I haven’t had this in a while, and as I’m trying to pare down the last remaining starter teabags in the collection I decided to revisit this one tonight. And I’m bumping it up slightly.
It’s a very gentle tasting tea that definitely tastes like tea and doesn’t taste like a decaf. The “lotus” aspect is gentle as well, a very unimposing floral that doesn’t even really seem like floral so much as just an interesting taste to a mild tea base. The tea is interesting in that it isn’t readily identifiable as a green tea to me.

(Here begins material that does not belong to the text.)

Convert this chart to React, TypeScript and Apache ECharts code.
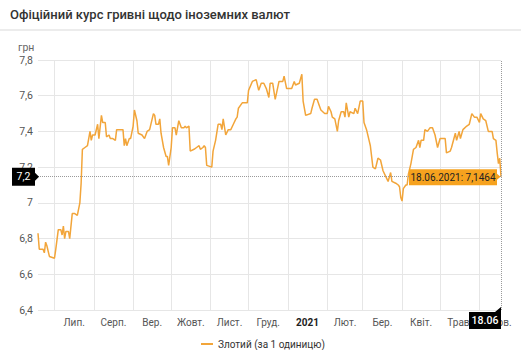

Some white teas I’ve had have a note in them that seems almost like black tea flavor, and that’s what I get in this one as well.
It’s an unassuming tea, and its vagueness makes it quite soothing as there are no sharp edges or wrong steps to stick out and grab attention.
Its ability to blend into the scenery makes it a good thing to sip while I plow through The Pillars of the Earth. I can drink it without it making me stop and lose my suspension of disbelief. This isn’t the sort of thing I normally read, as I’m pretty snobbish about what I spend my scarce reading time on, but I got sucked into the miniseries and want to find out how the story unfolds without having to wait six more weeks to find out. It’s also a nice little candy break from War and Peace which I’ve discovered really isn’t the sort of thing that can be read on a stationary bike.
So here’s a switch up. I’m boosting the rating on this one. Maybe it’s because I haven’t had as much of it as the White Cucumber or the Vanilla Apricot White, but I find this one a welcome change from those. The more I drink it the less I find the berry flavors missing. This is most obvious when drinking it after another tea, such as the Vanilla Apricot White. It most definitely has a berry flavor, though it’s something of a shy one. But then it can’t really be much more on a white tea base without completely overpowering the tea.
I don’t get a lot of tea flavor from this or any of the Tazo whites. They seem to be pretty much a platform for the staging of the chosen flavor. But of the three, this one is currently ranking highest in my estimation, probably because as I said, I have had less of it and so it still has a novelty to it by comparison and I haven’t had a chance to dwell on its shortcomings. That may come later as I close in on the last of these bags, but for now it gets a rating bump.